>>>

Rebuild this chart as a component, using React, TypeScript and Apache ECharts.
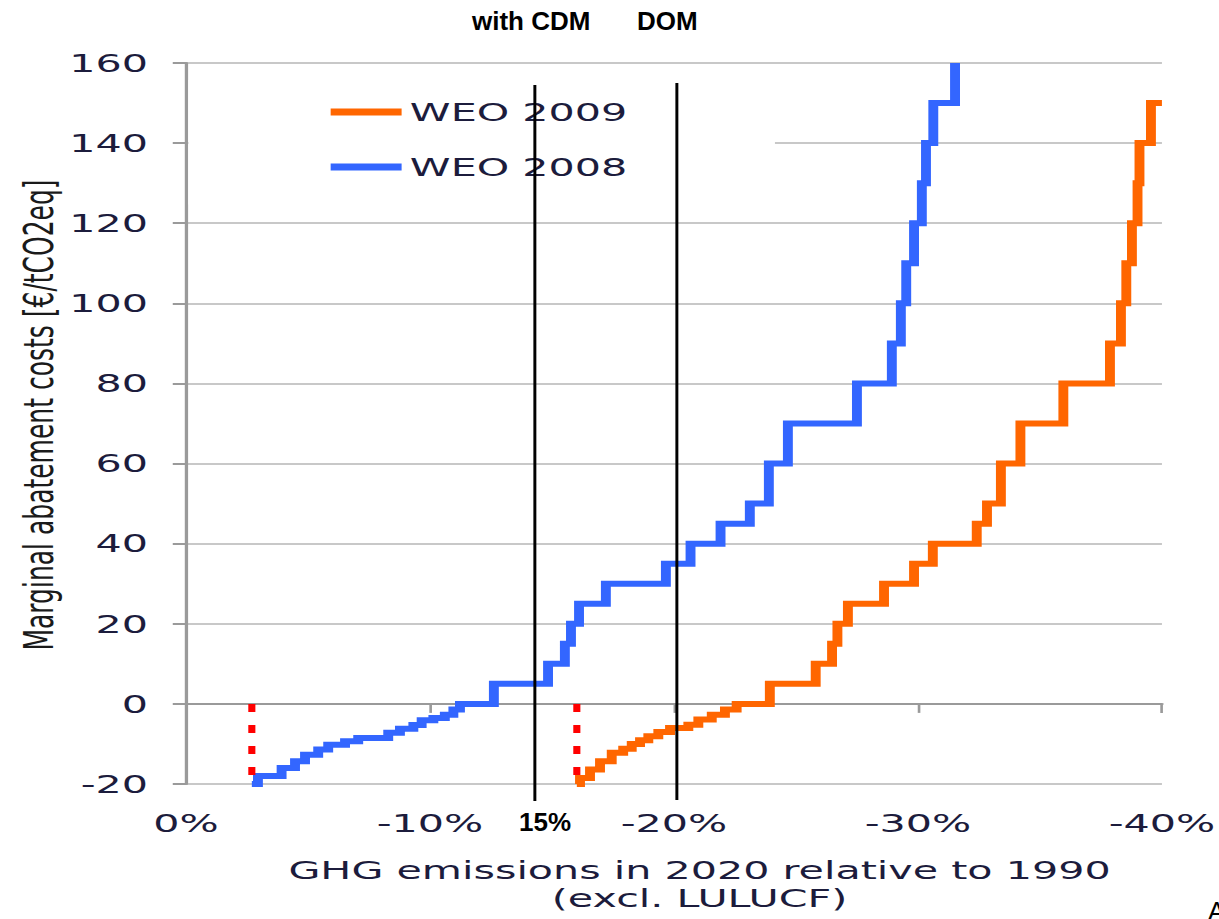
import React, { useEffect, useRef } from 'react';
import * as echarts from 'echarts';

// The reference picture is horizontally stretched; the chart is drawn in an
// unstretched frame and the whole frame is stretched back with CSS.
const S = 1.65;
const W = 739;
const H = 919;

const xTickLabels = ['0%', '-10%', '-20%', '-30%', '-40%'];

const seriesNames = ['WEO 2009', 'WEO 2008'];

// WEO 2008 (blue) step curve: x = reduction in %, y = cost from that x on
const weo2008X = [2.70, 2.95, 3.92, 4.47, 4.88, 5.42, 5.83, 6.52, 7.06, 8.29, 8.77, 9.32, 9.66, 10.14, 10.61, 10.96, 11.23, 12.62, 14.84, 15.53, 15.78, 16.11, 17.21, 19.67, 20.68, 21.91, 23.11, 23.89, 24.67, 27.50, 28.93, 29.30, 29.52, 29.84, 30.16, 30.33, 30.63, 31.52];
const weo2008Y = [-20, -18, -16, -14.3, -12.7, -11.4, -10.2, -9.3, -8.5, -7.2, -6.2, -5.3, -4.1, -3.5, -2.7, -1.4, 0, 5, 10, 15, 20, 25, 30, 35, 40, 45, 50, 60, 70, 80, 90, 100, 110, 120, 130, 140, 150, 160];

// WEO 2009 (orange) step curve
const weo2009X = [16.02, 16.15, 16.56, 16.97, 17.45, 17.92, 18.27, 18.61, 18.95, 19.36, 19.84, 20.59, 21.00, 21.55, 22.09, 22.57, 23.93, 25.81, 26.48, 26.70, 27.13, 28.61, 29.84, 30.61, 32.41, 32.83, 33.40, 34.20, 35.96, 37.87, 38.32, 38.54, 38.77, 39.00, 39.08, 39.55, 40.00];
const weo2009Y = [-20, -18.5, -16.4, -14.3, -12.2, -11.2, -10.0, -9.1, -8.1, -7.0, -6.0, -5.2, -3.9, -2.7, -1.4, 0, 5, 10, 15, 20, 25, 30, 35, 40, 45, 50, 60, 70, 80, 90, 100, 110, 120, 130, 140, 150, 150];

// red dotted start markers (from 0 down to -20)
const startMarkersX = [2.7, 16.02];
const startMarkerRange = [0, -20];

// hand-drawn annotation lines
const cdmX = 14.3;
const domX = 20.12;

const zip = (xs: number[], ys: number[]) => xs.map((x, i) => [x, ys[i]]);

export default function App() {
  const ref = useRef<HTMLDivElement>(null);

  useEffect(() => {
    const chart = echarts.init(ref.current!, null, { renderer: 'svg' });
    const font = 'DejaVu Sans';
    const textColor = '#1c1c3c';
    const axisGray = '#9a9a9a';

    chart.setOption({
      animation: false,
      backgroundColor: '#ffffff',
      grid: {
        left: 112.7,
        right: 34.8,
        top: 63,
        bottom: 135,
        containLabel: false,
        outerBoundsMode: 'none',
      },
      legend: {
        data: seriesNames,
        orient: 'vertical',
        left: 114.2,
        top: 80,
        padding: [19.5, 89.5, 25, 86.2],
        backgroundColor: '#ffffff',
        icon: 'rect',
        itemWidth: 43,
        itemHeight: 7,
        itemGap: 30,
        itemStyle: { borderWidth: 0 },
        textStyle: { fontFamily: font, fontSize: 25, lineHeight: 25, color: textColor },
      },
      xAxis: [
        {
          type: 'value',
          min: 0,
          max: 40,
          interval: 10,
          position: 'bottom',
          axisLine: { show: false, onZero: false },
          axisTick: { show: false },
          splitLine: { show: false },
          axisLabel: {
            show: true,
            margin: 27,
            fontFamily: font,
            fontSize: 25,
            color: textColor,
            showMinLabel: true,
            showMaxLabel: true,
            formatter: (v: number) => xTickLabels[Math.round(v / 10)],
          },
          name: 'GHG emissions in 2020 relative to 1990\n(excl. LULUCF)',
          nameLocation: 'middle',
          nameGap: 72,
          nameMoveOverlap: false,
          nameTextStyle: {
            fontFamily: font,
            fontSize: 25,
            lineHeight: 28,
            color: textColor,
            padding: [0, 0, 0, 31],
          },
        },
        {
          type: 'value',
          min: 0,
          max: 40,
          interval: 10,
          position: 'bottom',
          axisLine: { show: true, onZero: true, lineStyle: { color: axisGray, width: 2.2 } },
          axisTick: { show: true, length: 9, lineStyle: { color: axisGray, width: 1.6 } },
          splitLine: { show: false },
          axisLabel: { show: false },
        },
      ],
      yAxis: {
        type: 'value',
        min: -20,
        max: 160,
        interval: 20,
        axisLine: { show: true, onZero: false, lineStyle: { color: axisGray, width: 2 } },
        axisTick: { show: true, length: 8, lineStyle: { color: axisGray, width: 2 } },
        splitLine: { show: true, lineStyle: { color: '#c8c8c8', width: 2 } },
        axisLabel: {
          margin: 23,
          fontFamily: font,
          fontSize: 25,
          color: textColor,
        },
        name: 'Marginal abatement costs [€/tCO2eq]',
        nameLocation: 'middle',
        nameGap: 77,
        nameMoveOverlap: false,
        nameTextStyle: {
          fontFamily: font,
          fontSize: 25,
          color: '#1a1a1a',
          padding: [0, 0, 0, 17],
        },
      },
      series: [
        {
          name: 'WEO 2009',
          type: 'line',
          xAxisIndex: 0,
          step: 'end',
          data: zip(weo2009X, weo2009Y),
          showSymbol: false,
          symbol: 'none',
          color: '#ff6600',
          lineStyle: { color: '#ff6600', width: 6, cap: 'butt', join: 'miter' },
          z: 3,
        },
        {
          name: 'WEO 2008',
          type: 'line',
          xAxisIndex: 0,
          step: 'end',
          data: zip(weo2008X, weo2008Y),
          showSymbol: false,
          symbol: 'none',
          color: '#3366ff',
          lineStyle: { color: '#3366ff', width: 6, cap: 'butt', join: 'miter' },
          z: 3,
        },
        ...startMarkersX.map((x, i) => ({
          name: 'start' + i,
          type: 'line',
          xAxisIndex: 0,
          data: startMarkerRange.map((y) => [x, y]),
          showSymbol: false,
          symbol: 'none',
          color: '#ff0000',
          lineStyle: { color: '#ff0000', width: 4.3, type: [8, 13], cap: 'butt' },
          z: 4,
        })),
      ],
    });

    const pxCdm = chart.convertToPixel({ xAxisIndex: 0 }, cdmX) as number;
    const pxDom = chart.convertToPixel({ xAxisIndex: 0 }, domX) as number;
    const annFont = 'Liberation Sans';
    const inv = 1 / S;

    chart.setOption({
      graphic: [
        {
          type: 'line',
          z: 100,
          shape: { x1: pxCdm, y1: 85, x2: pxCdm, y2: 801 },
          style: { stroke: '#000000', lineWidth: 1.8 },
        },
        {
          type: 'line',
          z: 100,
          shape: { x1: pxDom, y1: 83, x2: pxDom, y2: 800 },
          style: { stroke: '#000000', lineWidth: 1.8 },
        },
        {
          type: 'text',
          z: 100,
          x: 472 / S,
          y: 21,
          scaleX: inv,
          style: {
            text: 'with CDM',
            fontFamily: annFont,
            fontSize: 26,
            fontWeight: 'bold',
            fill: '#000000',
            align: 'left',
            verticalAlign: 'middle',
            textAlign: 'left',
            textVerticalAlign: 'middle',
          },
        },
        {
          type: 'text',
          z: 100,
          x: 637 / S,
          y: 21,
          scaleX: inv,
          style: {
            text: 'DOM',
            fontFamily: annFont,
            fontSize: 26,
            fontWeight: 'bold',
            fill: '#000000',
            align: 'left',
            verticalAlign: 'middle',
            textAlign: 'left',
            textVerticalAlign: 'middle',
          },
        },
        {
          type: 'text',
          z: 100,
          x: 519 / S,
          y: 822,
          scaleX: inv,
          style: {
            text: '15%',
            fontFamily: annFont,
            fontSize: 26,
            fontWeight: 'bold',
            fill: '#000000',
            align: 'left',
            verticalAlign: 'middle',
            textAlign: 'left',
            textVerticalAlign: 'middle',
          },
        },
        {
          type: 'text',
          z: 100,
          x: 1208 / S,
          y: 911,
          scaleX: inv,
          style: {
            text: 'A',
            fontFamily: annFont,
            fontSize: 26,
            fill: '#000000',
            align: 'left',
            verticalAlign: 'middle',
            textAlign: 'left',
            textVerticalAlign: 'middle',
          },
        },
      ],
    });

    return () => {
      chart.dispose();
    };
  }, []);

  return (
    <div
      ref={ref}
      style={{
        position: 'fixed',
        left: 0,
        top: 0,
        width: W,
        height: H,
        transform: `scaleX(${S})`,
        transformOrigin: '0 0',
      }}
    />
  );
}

<<<
>>>

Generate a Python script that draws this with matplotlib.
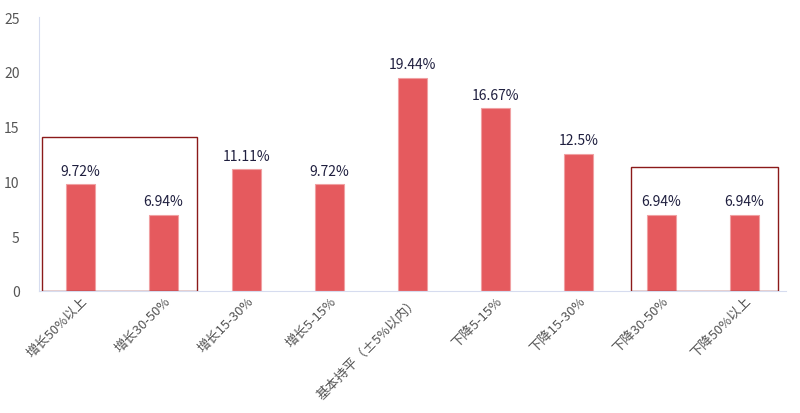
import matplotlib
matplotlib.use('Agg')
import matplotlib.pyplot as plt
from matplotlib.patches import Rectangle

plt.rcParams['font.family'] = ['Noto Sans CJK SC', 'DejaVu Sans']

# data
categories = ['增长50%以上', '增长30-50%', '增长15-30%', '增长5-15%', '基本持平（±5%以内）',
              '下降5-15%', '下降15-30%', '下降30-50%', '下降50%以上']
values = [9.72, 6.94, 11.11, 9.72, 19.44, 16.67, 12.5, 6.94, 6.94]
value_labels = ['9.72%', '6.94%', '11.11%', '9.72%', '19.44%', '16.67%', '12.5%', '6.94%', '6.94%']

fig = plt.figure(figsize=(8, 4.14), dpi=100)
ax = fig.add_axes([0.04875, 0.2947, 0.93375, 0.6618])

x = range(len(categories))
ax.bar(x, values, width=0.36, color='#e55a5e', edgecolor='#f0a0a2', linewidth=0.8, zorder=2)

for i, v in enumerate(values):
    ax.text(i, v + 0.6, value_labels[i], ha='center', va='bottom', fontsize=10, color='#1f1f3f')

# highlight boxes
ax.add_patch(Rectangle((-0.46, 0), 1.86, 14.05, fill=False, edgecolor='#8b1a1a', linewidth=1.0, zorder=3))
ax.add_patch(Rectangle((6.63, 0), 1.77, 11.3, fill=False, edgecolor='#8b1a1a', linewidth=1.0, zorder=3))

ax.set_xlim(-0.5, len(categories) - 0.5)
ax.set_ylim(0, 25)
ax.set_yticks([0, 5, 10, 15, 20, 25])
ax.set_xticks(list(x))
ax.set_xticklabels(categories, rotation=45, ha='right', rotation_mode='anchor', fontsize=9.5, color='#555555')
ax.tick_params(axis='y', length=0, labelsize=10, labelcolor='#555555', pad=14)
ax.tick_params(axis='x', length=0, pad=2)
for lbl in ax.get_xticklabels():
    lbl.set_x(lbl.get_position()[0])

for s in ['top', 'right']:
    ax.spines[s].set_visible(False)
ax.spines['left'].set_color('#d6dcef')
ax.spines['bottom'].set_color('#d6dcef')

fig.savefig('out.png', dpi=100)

<<<

* **AIM OF THE TASK**:
Transcribe, leaving out pictures, each line from the one containing "Generate a Python" through the one containing "edgecolor='#f0a0a2', linewidth=0.8, zorder=2)".

* **TASK RESPONSE**:
Generate a Python script that draws this with matplotlib.
import matplotlib
matplotlib.use('Agg')
import matplotlib.pyplot as plt
from matplotlib.patches import Rectangle

plt.rcParams['font.family'] = ['Noto Sans CJK SC', 'DejaVu Sans']

# data
categories = ['增长50%以上', '增长30-50%', '增长15-30%', '增长5-15%', '基本持平（±5%以内）',
              '下降5-15%', '下降15-30%', '下降30-50%', '下降50%以上']
values = [9.72, 6.94, 11.11, 9.72, 19.44, 16.67, 12.5, 6.94, 6.94]
value_labels = ['9.72%', '6.94%', '11.11%', '9.72%', '19.44%', '16.67%', '12.5%', '6.94%', '6.94%']

fig = plt.figure(figsize=(8, 4.14), dpi=100)
ax = fig.add_axes([0.04875, 0.2947, 0.93375, 0.6618])

x = range(len(categories))
ax.bar(x, values, width=0.36, color='#e55a5e', edgecolor='#f0a0a2', linewidth=0.8, zorder=2)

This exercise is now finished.